Most rooms in our residences are set up as double occupancy, meaning you'll have a roommate! We are committed to placing students with compatible roommates to make your experience at Providence a great one!

It is normal to feel anxious about meeting your new roommate, however, be assured that your Resident Director carefully matches roommates based on the personal preferences you have provided in your application package. We want your stay in dorm to be an amazing experience, giving you opportunity to meet new people and learn more about yourself in the process. Here are a few tips to help your first interactions go smoothly:

  1. Know Yourself
    • Before moving in to dorm, consider what your habits and preferences are. Are you a neat freak, a heavy sleeper, a social butterfly? Perhaps you know you need time to yourself for devotions or you know you need to talk with someone when you’re stressed. Know what you need to be healthy and happy, so that you can speak openly with your roommate about these things. It is your responsibility to ask for what you need, and to voice your expectations.
  2. Know Your Roommate
    • Feel free to ask questions and get to know your roommate as a person. What brought them to Providence? Where are they from? This person probably has many of the same hopes as fears you are feeling. Be sure to ask them what they need or expect in your shared space: do they work best at night or are they a morning person? How tidy is ‘tidy’? Allow your roommate to voice their expectations and needs, just as you have.
  3. Be Ready to Compromise
    • Learning to live with another person requires flexibility and communication (both essential life skills!). Expect that having a roommate will require you to give up some things, while also providing you with some benefits. If you can both talk about what is essential and what can be sacrificed then you can each make accommodations so that everyone is satisfied. Perhaps your roommate likes to listen to music while doing homework but you need absolute silence; as a result of talking this through you may find your roommate is quite willing to use headphones or that you are happy to head to the library when it’s homework time. Open communication and flexibility can solve most roommate struggles.
  4. Access Support
    • If you're having trouble, speak with your RA (Resident Assistant) who is trained to provide this type of support and can help.

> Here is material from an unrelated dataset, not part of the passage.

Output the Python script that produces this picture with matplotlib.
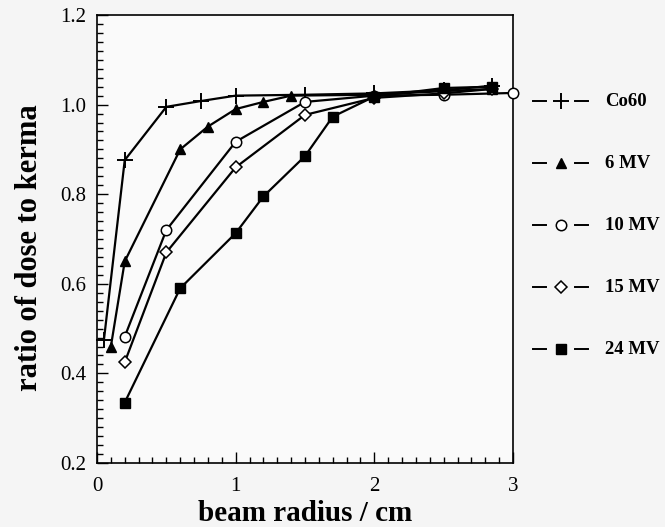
import matplotlib.pyplot as plt
from matplotlib.lines import Line2D
from matplotlib.ticker import MultipleLocator

plt.rcParams['font.family'] = ['Liberation Serif', 'DejaVu Serif']

# ratio of dose to kerma against beam radius (cm)
co60_r = [0.05, 0.2, 0.5, 0.75, 1.0, 1.5, 2.0, 2.5, 2.85]
co60_v = [0.475, 0.876, 0.995, 1.008, 1.02, 1.022, 1.025, 1.032, 1.042]

mv6_r = [0.1, 0.2, 0.6, 0.8, 1.0, 1.2, 1.4, 2.0, 2.5, 2.85]
mv6_v = [0.46, 0.65, 0.90, 0.951, 0.99, 1.006, 1.02, 1.022, 1.03, 1.035]

mv10_r = [0.2, 0.5, 1.0, 1.5, 2.0, 2.5, 3.0]
mv10_v = [0.482, 0.72, 0.917, 1.006, 1.02, 1.022, 1.026]

mv15_r = [0.2, 0.5, 1.0, 1.5, 2.0, 2.5, 2.85]
mv15_v = [0.425, 0.67, 0.86, 0.977, 1.015, 1.025, 1.035]

mv24_r = [0.2, 0.6, 1.0, 1.2, 1.5, 1.7, 2.0, 2.5, 2.85]
mv24_v = [0.335, 0.59, 0.713, 0.795, 0.885, 0.973, 1.018, 1.037, 1.04]

labels = ['Co60', '6 MV', '10 MV', '15 MV', '24 MV']
series = [(co60_r, co60_v), (mv6_r, mv6_v), (mv10_r, mv10_v),
          (mv15_r, mv15_v), (mv24_r, mv24_v)]
styles = [
    dict(marker='+', ms=12, mew=1.4, mfc='k', mec='k'),
    dict(marker='^', ms=7, mew=1.0, mfc='k', mec='k'),
    dict(marker='o', ms=7.5, mew=1.1, mfc='white', mec='k'),
    dict(marker='D', ms=6, mew=1.1, mfc='white', mec='k'),
    dict(marker='s', ms=7, mew=1.0, mfc='k', mec='k'),
]

W, H = 665, 527
fig = plt.figure(figsize=(W / 100, H / 100), dpi=100, facecolor='#f5f5f5')
ax = fig.add_axes([97 / W, 1 - 463 / H, (513 - 97) / W, (463 - 15) / H])
ax.set_facecolor('#fafafa')

for (r, v), st in zip(series, styles):
    ax.plot(r, v, color='k', lw=1.6, clip_on=False, zorder=3, **st)

ax.set_xlim(0, 3)
ax.set_ylim(0.2, 1.2)
ax.xaxis.set_major_locator(MultipleLocator(1))
ax.xaxis.set_minor_locator(MultipleLocator(0.1))
ax.yaxis.set_major_locator(MultipleLocator(0.2))
ax.yaxis.set_minor_locator(MultipleLocator(0.02))
ax.yaxis.set_major_formatter(plt.FormatStrFormatter('%.1f'))
ax.tick_params(which='both', direction='in', top=False, right=False,
               labelsize=15, width=1.0)
ax.tick_params(which='major', length=8)
ax.tick_params(which='minor', length=4.5)
ax.tick_params(axis='x', pad=10)
ax.tick_params(axis='y', pad=8)
for sp in ax.spines.values():
    sp.set_linewidth(1.2)

ax.set_xlabel('beam radius / cm', fontsize=21, fontweight='bold', labelpad=3)
ax.set_ylabel('ratio of dose to kerma', fontsize=22, fontweight='bold')
ax.yaxis.set_label_coords(-0.128, 0.48)

# legend drawn beside the axes: dash, marker, dash, label
rows_y = [101, 163, 225, 287, 349]
for lab, st, py in zip(labels, styles, rows_y):
    fy = 1 - py / H
    for x0, x1 in [(533, 546), (575, 588)]:
        fig.add_artist(Line2D([x0 / W, x1 / W], [fy, fy], color='k', lw=1.4))
    fig.add_artist(Line2D([561 / W], [fy], linestyle='none', **st))
    fig.text(605 / W, fy, lab, fontsize=13.5, fontweight='bold', va='center')

fig.savefig('out.png', dpi=100, facecolor=fig.get_facecolor())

Remember that many people are anxious about this transition. Most people also find they have a lot in common with their roommate. They also end up gaining valuable life skills and learning a lot about themselves in the process. Even though you don't know your roommate yet, you can be preparing for your year together by being aware of what you need, what you can give up, and by priming your communication skills.

Room/Roommate Changes

Providence values the resolution of conflict rather than the avoidance of conflict, and the Residence Life staff (RDs and RAs) work to help residence students develop skills to this end. Assistance in communication, mediation, and compromise are considered first steps in roommate conflicts and will be available to students who seek help from Residence Life staff. Some extenuating circumstances may necessitate a change in room assignment, as determined by the Resident Director.